I think sending pictures or flyers to all the shelters and vets is a great idea. Our Samoyed mix got lost years ago and the people who found him notified the local humane society and I also called them and they didn't connect the two descriptions of him. We even went to the humane society just in case he was there-no luck. Turned out-the people who found him had GIVEN him away to a family who lived 40 miles away from us!!!!! We tried everything-radio announcments, flyers, my husband's football team keeping an eye out for him-with no luck. The thing that worked was all the flyers(with his picture) that I had put up all over town. We got him back after about 10 days!!! The strange thing about your stray is that it was on a leash-but not housebroken. If her collar was too small I don't think there was alot of care for her. I would take her to the vet for a checkup-just for peace of mind. Somehow, if she's not housebroken and her collar was too small I don't think people will be looking for her. And, if they are, they don't deserve to have her.


----------



## AquaClaraCanines (Mar 5, 2006)

Sounds like an Australian Shepherd or Border collie mix. Would love to see pictures!


----------



## Brandy's Mom (Oct 5, 2005)

Don't forget to have a vet or humane society scan the puppy for a microchip!!!!! 
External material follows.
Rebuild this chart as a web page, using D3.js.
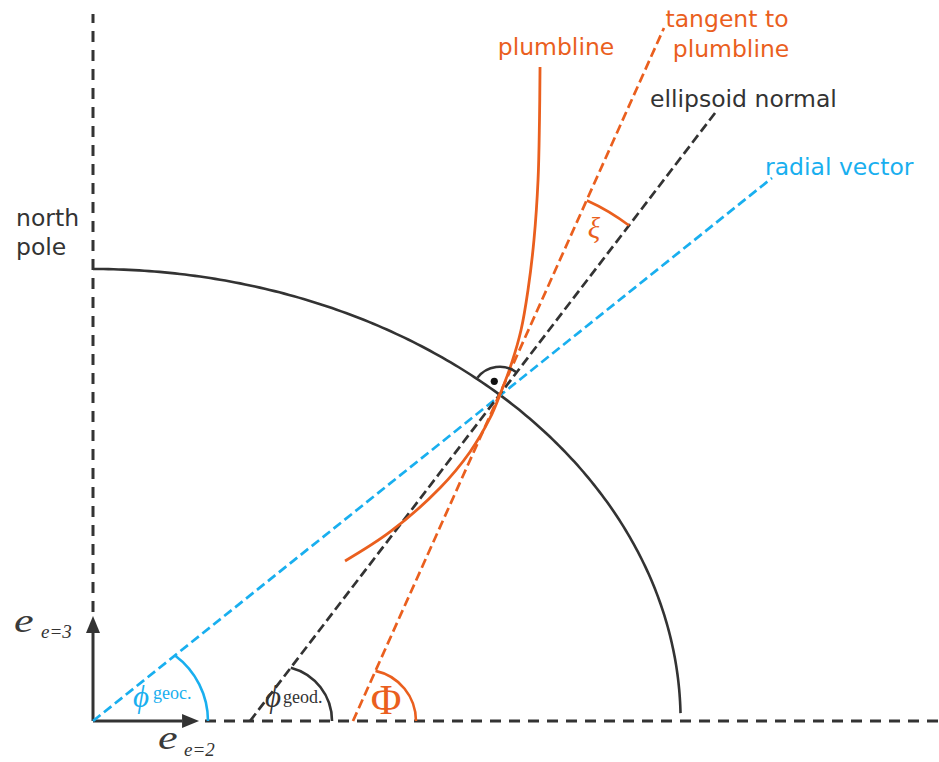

Also, you can list the pup for free in Petfinder in the Classifieds section. You might also want to check there to see if the owners have posted a Lost Dog ad.


----------



## Leo's Mom (Feb 27, 2006)

*Photos of the puppy from the road*

Never did this before so I hope it works..


So far I have contacted Action for Animals, the local kennel, local dog trainer, animal control and I plan on callings vets this morning once they are opened. 

Her leash was wet and dirty but looked pretty new. The choke collar which is silly for this dog (whoever walked this dog should try to walk a full grown male golden that decides that he wants to hunt ducks then they will understand pull) looked new. For that matter so did the collar. I simply can not tell if she has had training. She seems to pick up commands such as off and leave it but she never grabs the concept on the first try. Sit may be known but stay is not known.

I want her and the owners to reunite. I simply can not keep another dog long term and it is very hard to care for a dog that needs to be seperate from my babies.


----------



## AquaClaraCanines (Mar 5, 2006)

That's definitely a pretty little Border Collie x Lab or Aussie mix... cute!!! I would take her if I lived closer...


----------